Poor and puny now indeed the crown, the wealth, the royalty of Mind. Their value lay alone in this, that some day they should devolve on her, that for her they were being garnered and stored and cherished.
So the dragon triumphs; and the Soul, cast out of the city, stands face to face with the black abyss, expecting her Destroyer.
Then, even at that last and awful hour, the Divine Deliverer appears, the Son of Hermes, Genius of Interpretation, Champion of the Spiritual Life. As Hercules slew the Hydra, the Lion, and many another noxious thing; as Theseus the Minotaur, as Bellerophon the Chimera, as Rama the Ogre Ravan, as David the Giant, as Perseus the Gorgon and Sea-monster, so St. George slays the Dragon and rescues from its insatiable clutch the hope and pride of humanity.
This hero of so many names is the Higher Reason; the Reason that knows (gnosis) as distinguished from the Lower Reason of mere opinion (doxa). He is no earthly warrior. He carries celestial arms, and bears the ensigns of the God. Thus the commemoration of St. George, and of the famous legend of which he is the hero, involves the praise of all valiant knights of the Hermetic art throughout the ages. Every divine man who has carried the enchanted sword, or worn the sandals of the winged God, who has fought with monsters and championed the King’s daughter—Una, the one peerless maid—is celebrated in the person of our national patron saint. The Order to which he belongs is a Spiritual Order of the Garter, or Girdle of the Virgin; and its ensign is the armed chevalier trampling under his horse’s hoofs the foul and furious agent of the nether world.
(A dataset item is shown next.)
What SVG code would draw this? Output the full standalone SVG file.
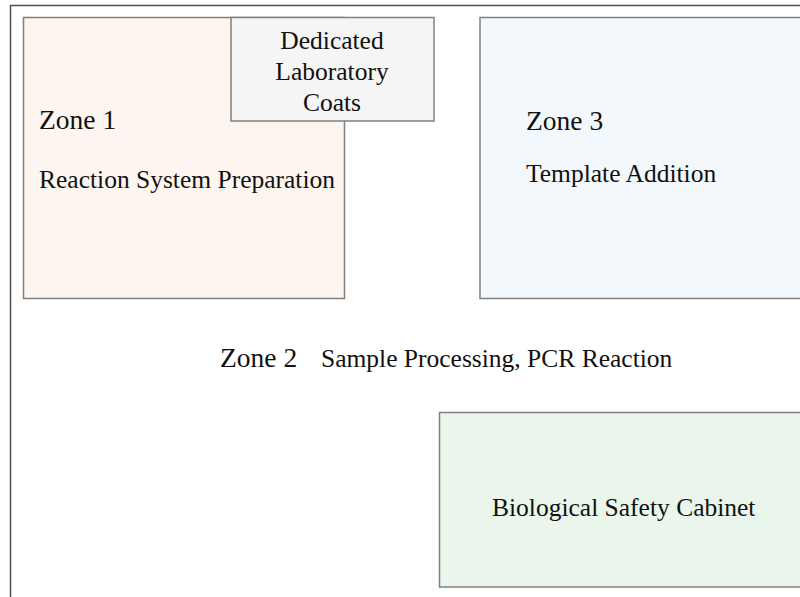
<svg xmlns="http://www.w3.org/2000/svg" width="800" height="597" viewBox="0 0 800 597">
<style>
.box{stroke:#808080;stroke-width:1.5}
.t{font-family:"Liberation Serif","Times New Roman",serif;fill:#111}
.big{font-size:27.5px}
.mid{font-size:25.5px}
</style>
<rect x="0" y="0" width="800" height="597" fill="#ffffff"/>
<g id="room">
<path d="M10.5,597 V5.5 H800" fill="none" stroke="#505050" stroke-width="1.5"/>
</g>
<g id="zone1">
<rect class="box" x="23.5" y="17.5" width="321" height="281" fill="#fdf5f0"/>
<text class="t big" x="39" y="128.5">Zone 1</text>
<text class="t mid" x="39" y="187.5">Reaction System Preparation</text>
</g>
<g id="coats">
<rect class="box" x="231" y="17.5" width="203" height="103.5" fill="#f5f5f5"/>
<text class="t mid" text-anchor="middle" x="332" y="49">Dedicated</text>
<text class="t mid" text-anchor="middle" x="332" y="80">Laboratory</text>
<text class="t mid" text-anchor="middle" x="332" y="110.5">Coats</text>
</g>
<g id="zone3">
<rect class="box" x="480" y="17.5" width="330" height="281" fill="#f3f8fd"/>
<text class="t big" x="526" y="129.5">Zone 3</text>
<text class="t mid" x="526" y="181.5">Template Addition</text>
</g>
<g id="zone2">
<text class="t big" x="220" y="366.5">Zone 2</text>
<text class="t mid" x="321" y="366.5">Sample Processing, PCR Reaction</text>
</g>
<g id="cabinet">
<rect class="box" x="439.5" y="412.5" width="370" height="174.5" fill="#eaf6ec"/>
<text class="t mid" x="492" y="516">Biological Safety Cabinet</text>
</g>
<g id="connectors"></g>
</svg>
The idea of knighthood implies that of activity. The pattern saint and flower of chivalry is one who gladly fights and would as gladly die in noble causes. The words pronounced of old times on the dubbing of a knight, “Be gentle, valiant, and fortunate,” are not words which could realise themselves in the dullard or the churl. To the good knight, the ardent love of beauty, in all its aspects is indispensable. The fair lady of his dreams is the spiritual bright-shining of goodness, which expresses itself to him fitly and sweetly in material and visible things. Hence he is always poet, and fighter in some cause. And he is impelled to fight because the love of beauty burns so hot within him that he cannot abide to see it outraged. His very gentleness of heart is the spur of his valour. Champion and knight as well as thinker and student, the Son of Hermes is of necessity a reformer of men, a redeemer of the world. It is not enough for him to know the doctrine, he must likewise do the will of the gods, and bid the kingdom of the Lord come upon earth without, even as in the heaven within his heart.
For the rule of his Order is the Law of Love, and “Love seeketh ssnot her own.”